My focus on philosophy is deliberate.  Typically, when I and others focus on support for such dictatorships, we emphasize factors like totalitarian institutions, social movements, and fanatical leaders.  In contrast, this seminar is only concerned with a particular group of intellectuals, those who in one way or another can be traced back to the philosophical debates of the Enlightenment.  I am not arguing that these thinkers caused totalitarianism.  That would be to give philosophy too much credit.  Rather, my  focus is on ideas, specifically those ideas that caused certain very talented thinkers to act in a perplexing way.

In selecting our four philosophers--Gentile, Schmitt, Lukacs, and Heidegger--I have deliberately chosen individuals who, as far as I can determine, espoused fascist or Leninist ideals and associated themselves (in print and or in public) with dictatorial regimes.  I am assuming that there is something "perverse" about their support for these regimes.  This is my bias.  However, I am not saying that all of these philosophers' thinking in the period  between World War I and World War II was totalitarian.  In fact, I would argue against such a position since there is merit to certain, even many aspects of their overall philosophies.  In addition, other thinkers at the time shared in these aspects, even though they simultaneously distanced themselves unequivocally from dictatorship.  Arendt's shifting philosophical relationship with Heidegger is a good case in point.

In this course, comparative politics meets political theory because I am comparing ideas (and not institutions).  I want to know what aspects of a philosopher's thinking might contribute to support for dictatorial regimes.  Admittedly, I am making an assumption here, that is, that there is a link between ideas and action---but this is an assumption I am willing to defend.

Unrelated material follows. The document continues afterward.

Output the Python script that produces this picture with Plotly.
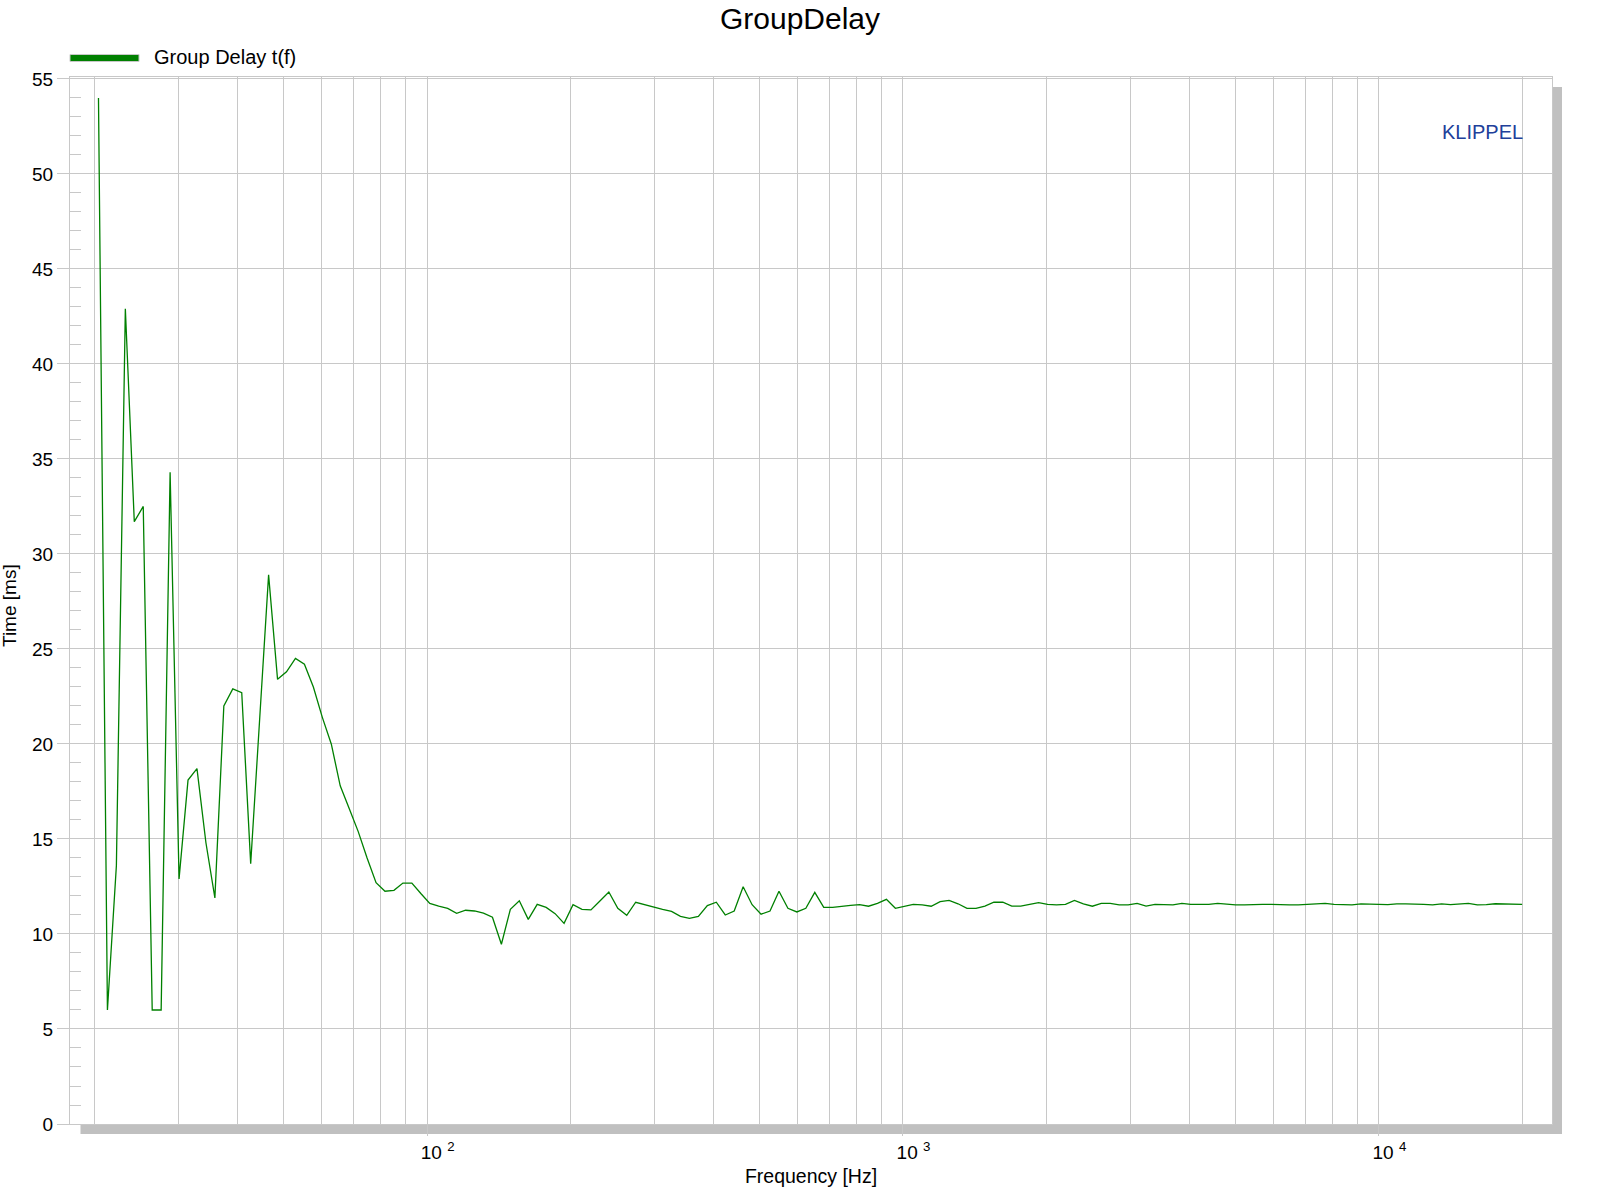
import plotly.graph_objects as go

# Frequencies (Hz), 1/16-octave points
freq_hz = [
    20.396, 21.299, 22.242, 23.227, 24.255, 25.329, 26.451, 27.621, 28.844, 30.121,
    31.455, 32.847, 34.302, 35.820, 37.406, 39.0625,
    40.792, 42.598, 44.484, 46.453, 48.510, 50.658, 52.901, 55.243, 57.689, 60.243,
    62.910, 65.695, 68.604, 71.641, 74.813, 78.125,
    81.584, 85.196, 88.968, 92.907, 97.020, 101.32, 105.80, 110.49, 115.38, 120.49,
    125.82, 131.39, 137.21, 143.28, 149.63, 156.25,
    163.17, 170.39, 177.94, 185.81, 194.04, 202.63, 211.60, 220.97, 230.76, 240.97,
    251.64, 262.78, 274.41, 286.56, 299.25, 312.5,
    326.33, 340.78, 355.87, 371.63, 388.08, 405.26, 423.21, 441.94, 461.51, 481.94,
    503.28, 525.56, 548.83, 573.13, 598.50, 625.0,
    652.67, 681.57, 711.74, 743.26, 776.16, 810.53, 846.41, 883.88, 923.02, 963.88,
    1006.6, 1051.1, 1097.7, 1146.3, 1197.0, 1250.0,
    1305.3, 1363.1, 1423.5, 1486.5, 1552.3, 1621.1, 1692.8, 1767.8, 1846.0, 1927.8,
    2013.1, 2102.2, 2195.3, 2292.5, 2394.0, 2500.0,
    2610.7, 2726.3, 2847.0, 2973.0, 3104.7, 3242.1, 3385.7, 3535.5, 3692.1, 3855.5,
    4026.2, 4204.5, 4390.6, 4585.0, 4788.0, 5000.0,
    5221.4, 5452.6, 5693.9, 5946.1, 6209.3, 6484.2, 6771.3, 7071.1, 7384.2, 7711.1,
    8052.5, 8409.0, 8781.3, 9170.1, 9576.1, 10000.0,
    10443, 10905, 11388, 11892, 12419, 12968, 13543, 14142, 14768, 15422,
    16105, 16818, 17563, 18340, 19152, 20000,
]

# Group delay (ms)
group_delay_ms = [
    54.0, 6.0, 13.6, 42.9, 31.7, 32.5, 6.0, 6.0, 34.3, 12.9,
    18.1, 18.7, 14.8, 11.9, 22.0, 22.9, 22.7, 13.7, 21.3, 28.9,
    23.4, 23.8, 24.5, 24.2, 23.0, 21.4, 20.0, 17.8, 16.6, 15.4,
    14.0, 12.7, 12.25, 12.3, 12.68, 12.68, 12.13, 11.61, 11.47, 11.35,
    11.09, 11.25, 11.21, 11.1, 10.88, 9.46, 11.3, 11.75, 10.77, 11.56,
    11.4, 11.07, 10.56, 11.54, 11.3, 11.27, 11.74, 12.21, 11.35, 10.98,
    11.67, 11.54, 11.4, 11.3, 11.19, 10.93, 10.82, 10.93, 11.49, 11.67,
    11.0, 11.21, 12.49, 11.54, 11.04, 11.21, 12.25, 11.35, 11.16, 11.35,
    12.19, 11.4, 11.4, 11.46, 11.51, 11.54, 11.46, 11.61, 11.82, 11.35,
    11.47, 11.56, 11.53, 11.46, 11.70, 11.77, 11.59, 11.35, 11.35, 11.47,
    11.67, 11.67, 11.47, 11.47, 11.56, 11.65, 11.56, 11.53, 11.56, 11.77,
    11.58, 11.46, 11.61, 11.61, 11.53, 11.53, 11.61, 11.47, 11.56, 11.56,
    11.53, 11.61, 11.56, 11.56, 11.56, 11.61, 11.56, 11.53, 11.53, 11.56,
    11.56, 11.56, 11.53, 11.53, 11.53, 11.56, 11.59, 11.61, 11.56, 11.53,
    11.53, 11.58, 11.58, 11.56, 11.54, 11.58, 11.58, 11.58, 11.56, 11.53,
    11.58, 11.54, 11.56, 11.61, 11.53, 11.54, 11.59, 11.59, 11.56, 11.56,
]

x_major_ticks = [100, 1000, 10000]
x_major_labels = ["\u00a0\u00a0\u00a0\u00a010 <sup>2</sup>",
                  "\u00a0\u00a0\u00a0\u00a010 <sup>3</sup>",
                  "\u00a0\u00a0\u00a0\u00a010 <sup>4</sup>"]
x_minor_ticks = [20, 30, 40, 50, 60, 70, 80, 90,
                 200, 300, 400, 500, 600, 700, 800, 900,
                 2000, 3000, 4000, 5000, 6000, 7000, 8000, 9000, 20000]

FONT = "Liberation Sans, Arial, sans-serif"
GRID = "#c8c8c8"
GREEN = "#008000"

W, H = 1600, 1200
L, R, T, B = 70, 48, 77, 76
pw, ph = W - L - R, H - T - B

def px_x(x):
    return (x - L) / pw

def px_y(y):
    return (H - B - y) / ph

fig = go.Figure()
fig.add_trace(go.Scatter(
    x=freq_hz, y=group_delay_ms, mode="lines",
    name="Group Delay t(f)",
    line=dict(color=GREEN, width=1.3),
    showlegend=False,
))

shapes = [
    # drop shadow bottom
    dict(type="rect", xref="paper", yref="paper", layer="below",
         x0=px_x(80.5), x1=px_x(1562), y0=px_y(1124), y1=px_y(1134),
         fillcolor="#c0c0c0", line=dict(width=0)),
    # drop shadow right
    dict(type="rect", xref="paper", yref="paper", layer="below",
         x0=px_x(1552), x1=px_x(1562), y0=px_y(1134), y1=px_y(87),
         fillcolor="#c0c0c0", line=dict(width=0)),
    # legend swatch
    dict(type="rect", xref="paper", yref="paper",
         x0=px_x(70), x1=px_x(139), y0=px_y(61.5), y1=px_y(54.5),
         fillcolor=GREEN, line=dict(color="#c8c8c8", width=1)),
]

annotations = [
    dict(text="Group Delay t(f)", xref="paper", yref="paper",
         x=px_x(152), y=px_y(57), xanchor="left", yanchor="middle",
         showarrow=False, font=dict(family=FONT, size=20, color="black")),
    dict(text="KLIPPEL", xref="paper", yref="paper",
         x=px_x(1525), y=px_y(132), xanchor="right", yanchor="middle",
         showarrow=False, font=dict(family=FONT, size=20, color="#21409a")),
    # y-axis title
    dict(text="Time [ms]", xref="paper", yref="paper",
         x=px_x(9), y=px_y(606), xanchor="center", yanchor="middle",
         textangle=-90, showarrow=False,
         font=dict(family=FONT, size=19, color="black")),
]

fig.update_layout(
    width=W, height=H,
    margin=dict(l=L, r=R, t=T, b=B, pad=0),
    paper_bgcolor="white", plot_bgcolor="white",
    font=dict(family=FONT, size=19, color="black"),
    title=dict(text="GroupDelay", x=0.5, xref="container", xanchor="center",
               y=1 - 18 / H, yref="container", yanchor="middle",
               font=dict(family=FONT, size=30, color="black")),
    shapes=shapes,
    annotations=annotations,
)

fig.update_xaxes(
    type="log", range=[1.2497, 4.3638],
    tickmode="array", tickvals=x_major_ticks, ticktext=x_major_labels,
    ticks="outside", ticklen=11, tickcolor=GRID, tickwidth=1,
    showgrid=True, gridcolor=GRID, gridwidth=1,
    minor=dict(tickmode="array", tickvals=x_minor_ticks, showgrid=True,
               gridcolor=GRID, gridwidth=1, ticks=""),
    showline=True, mirror=True, linecolor=GRID, linewidth=1,
    zeroline=False,
    tickfont=dict(family=FONT, size=19, color="black"),
    title=dict(text="Frequency [Hz]", standoff=7,
               font=dict(family=FONT, size=19.5, color="black")),
)

fig.update_yaxes(
    range=[0, 55.1], tickmode="linear", tick0=0, dtick=5,
    ticks="outside", ticklen=12, tickcolor=GRID, tickwidth=1,
    showgrid=True, gridcolor=GRID, gridwidth=1,
    minor=dict(dtick=1, ticks="inside", ticklen=11, tickcolor=GRID,
               showgrid=False),
    showline=True, mirror=True, linecolor=GRID, linewidth=1,
    zeroline=False,
    tickfont=dict(family=FONT, size=19, color="black"),
)

fig.write_html("out.html", config={"displayModeBar": False},
               post_script="document.body.style.margin='0';")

We enter the realm of controversy in the following ways.  First, we could identify a particular issue, even a recurring  issue, that seems to have driven these philosophers down the wrong path.   In fact, I think I can identify several such issues in their positions on epistemology, morality, and/or human agency.  This requires that we draw a line of some kind  between these approaches and their antecedents.  But you might disagree with my claims, arguing either that 1) my positions are flawed or that 2) I have simply drawn the line in the wrong place. Second, controversy could arise in almost the opposite way.  That is, we could argue that all of the "perverse" positions can be traced back to a consistent and constant evolution of ideas from various philosophical periods, such as Enlightenment thought, or even as far back as Plato (see Popper's critique of Plato and Hegel).  On this matter, I agree that there are certain constants that appear across all of our thinkers.  However, I share Arendt's concern that we not indict the entire tradition of western philosophizing in taking this position.  Hegel might add that there is a methodological problem with this approach: if we postulate a situation in which everything is related to everything else, we end up with "a night in which all cows are black"  By failing to draw distinctions, we end up making no argument at all.

So, this is where we are right now.  We are collecting evidence, looking for patterns, and making distinctions.  By the end of the seminar, we should realize our goal---to  formulate an argument.